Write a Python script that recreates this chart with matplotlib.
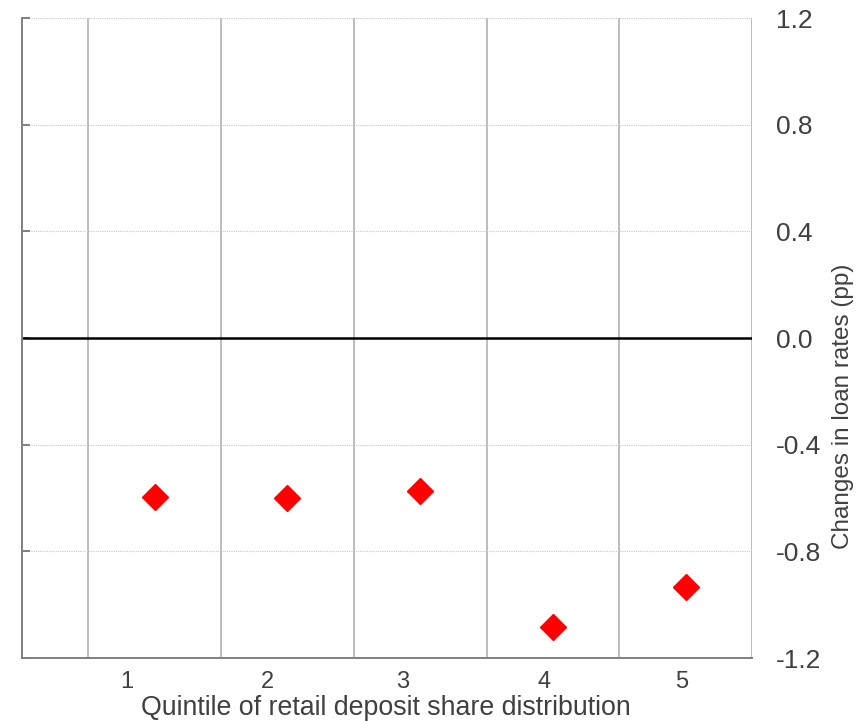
import numpy as np
import matplotlib
matplotlib.use('Agg')
import matplotlib.pyplot as plt

plt.rcParams['font.family'] = ['Liberation Sans', 'DejaVu Sans']
plt.rcParams['axes.unicode_minus'] = False

# data
quintiles = [1, 2, 3, 4, 5]
quintile_labels = ['1', '2', '3', '4', '5']
rate_change = [-0.596, -0.600, -0.574, -1.084, -0.934]
y_ticks = [-1.2, -0.8, -0.4, 0.0, 0.4, 0.8, 1.2]
y_tick_labels = ['-1.2', '-0.8', '-0.4', '0.0', '0.4', '0.8', '1.2']

# label positions in the original are drifted a little to the left
label_shift = [-0.21, -0.15, -0.13, -0.07, -0.03]

W, H = 867, 721
fig = plt.figure(figsize=(W / 100, H / 100), dpi=100)
ax = fig.add_axes([22 / W, 1 - 658 / H, 730 / W, 640 / H])

ax.set_xlim(0, 5.5)
ax.set_ylim(-1.2, 1.2)

# category separators
for xb in np.arange(0.5, 5.6, 1.0):
    ax.axvline(xb, color='#bdbdbd', lw=1.4, zorder=1)

# dotted horizontal grid
for yt in y_ticks:
    if yt != 0:
        ax.axhline(yt, color='#c8c8c8', lw=0.8, ls=(0, (1, 1)), zorder=1)
ax.axhline(0, color='black', lw=1.8, zorder=2)

ax.plot(quintiles, rate_change, ls='none', marker='D', ms=13,
        color='#ff0000', mec='#ff0000', zorder=3)

for s in ['top', 'right']:
    ax.spines[s].set_visible(False)
for s in ['left', 'bottom']:
    ax.spines[s].set_color('#808080')
    ax.spines[s].set_linewidth(1.4)

# y ticks: marks inward on the left, labels on the right
ax.set_yticks(y_ticks)
ax.set_yticklabels(y_tick_labels)
ax.tick_params(axis='y', which='both', direction='in', length=6, width=1.4,
               color='#808080', left=True, right=False,
               labelleft=False, labelright=True, labelsize=19,
               labelcolor='#404040', pad=17)
fig.text(843 / W, 1 - 406 / H, 'Changes in loan rates (pp)', rotation=90,
         ha='center', va='center', fontsize=17.5, color='#404040')

ax.set_xticks([q + d for q, d in zip(quintiles, label_shift)])
ax.set_xticklabels(quintile_labels)
ax.tick_params(axis='x', length=0, labelsize=17, labelcolor='#404040', pad=9)
fig.text(386 / W, 1 - 708 / H, 'Quintile of retail deposit share distribution',
         ha='center', va='center', fontsize=19.3, color='#404040')

plt.savefig('out.png', dpi=100)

SET TASK: Everything from the first line to the line with "ax.spines[s].set_linewidth(1.4)" must be repeated exactly, and nothing else. Leave the pictures out.

TASK ANSWER:
Write a Python script that recreates this chart with matplotlib.
import numpy as np
import matplotlib
matplotlib.use('Agg')
import matplotlib.pyplot as plt

plt.rcParams['font.family'] = ['Liberation Sans', 'DejaVu Sans']
plt.rcParams['axes.unicode_minus'] = False

# data
quintiles = [1, 2, 3, 4, 5]
quintile_labels = ['1', '2', '3', '4', '5']
rate_change = [-0.596, -0.600, -0.574, -1.084, -0.934]
y_ticks = [-1.2, -0.8, -0.4, 0.0, 0.4, 0.8, 1.2]
y_tick_labels = ['-1.2', '-0.8', '-0.4', '0.0', '0.4', '0.8', '1.2']

# label positions in the original are drifted a little to the left
label_shift = [-0.21, -0.15, -0.13, -0.07, -0.03]

W, H = 867, 721
fig = plt.figure(figsize=(W / 100, H / 100), dpi=100)
ax = fig.add_axes([22 / W, 1 - 658 / H, 730 / W, 640 / H])

ax.set_xlim(0, 5.5)
ax.set_ylim(-1.2, 1.2)

# category separators
for xb in np.arange(0.5, 5.6, 1.0):
    ax.axvline(xb, color='#bdbdbd', lw=1.4, zorder=1)

# dotted horizontal grid
for yt in y_ticks:
    if yt != 0:
        ax.axhline(yt, color='#c8c8c8', lw=0.8, ls=(0, (1, 1)), zorder=1)
ax.axhline(0, color='black', lw=1.8, zorder=2)

ax.plot(quintiles, rate_change, ls='none', marker='D', ms=13,
        color='#ff0000', mec='#ff0000', zorder=3)

for s in ['top', 'right']:
    ax.spines[s].set_visible(False)
for s in ['left', 'bottom']:
    ax.spines[s].set_color('#808080')
    ax.spines[s].set_linewidth(1.4)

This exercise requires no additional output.